Les textes français et européen établissent clairement le droit des personnes à la vie privée et sur les attributs de la personnalité (image, voix).

Le droit des personnes représentées ou audibles dans un film doit particulièrement être pris en considération dans le cadre de production de films documentaires, mais également dans le cadre de fictions biographiques, historiques ou plus généralement adaptées de faits réels. Il conviendra de conclure avec ces personnes des cessions des attributs de la personnalité, permettant l’exploitation du film dans lequel ils apparaissent.

De manière plus large, il est nécessaire de considérer le droit à la vie privée des personnes représentées, lequel est également garanti par l’article 9 du Code civil et 8 de la Convention européenne des droits de l’homme.
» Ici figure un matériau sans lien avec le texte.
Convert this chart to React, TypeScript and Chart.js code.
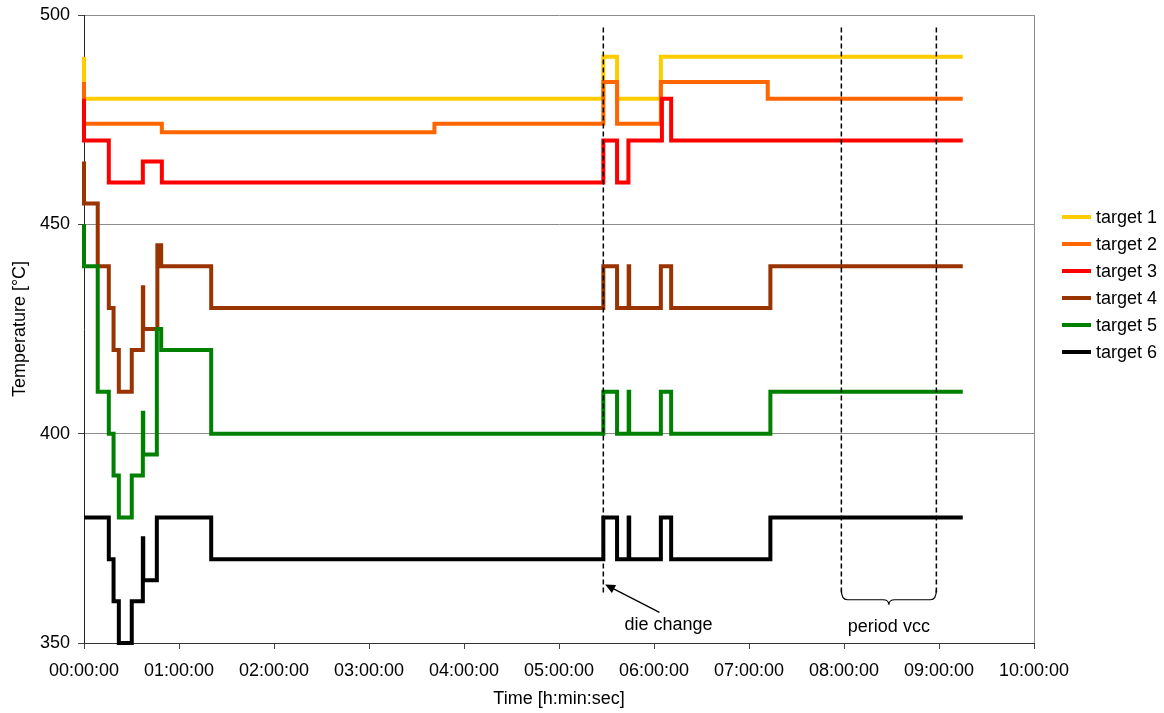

De jurisprudence constante, l’atteinte à la vie privée suppose que les personnes en cause soient vivantes, identifiées ou identifiables. A cet égard, la notoriété des personnes a une grande influence. La notoriété va en effet faciliter l’identification y compris des personnages secondaires, et ce peu importe la modification éventuelle de leurs patronymes.

Le droit à la vie privé doit être mis en perspective avec le droit à l’information et la liberté d’expression, bien que cela soit principalement applicable en matière de documentaires.

La Cour de cassation estime en effet que

« le respect de la vie privée s’impose avec davantage de force à l’auteur d’une œuvre romanesque qu’à un journaliste remplissant sa mission d’information » [1].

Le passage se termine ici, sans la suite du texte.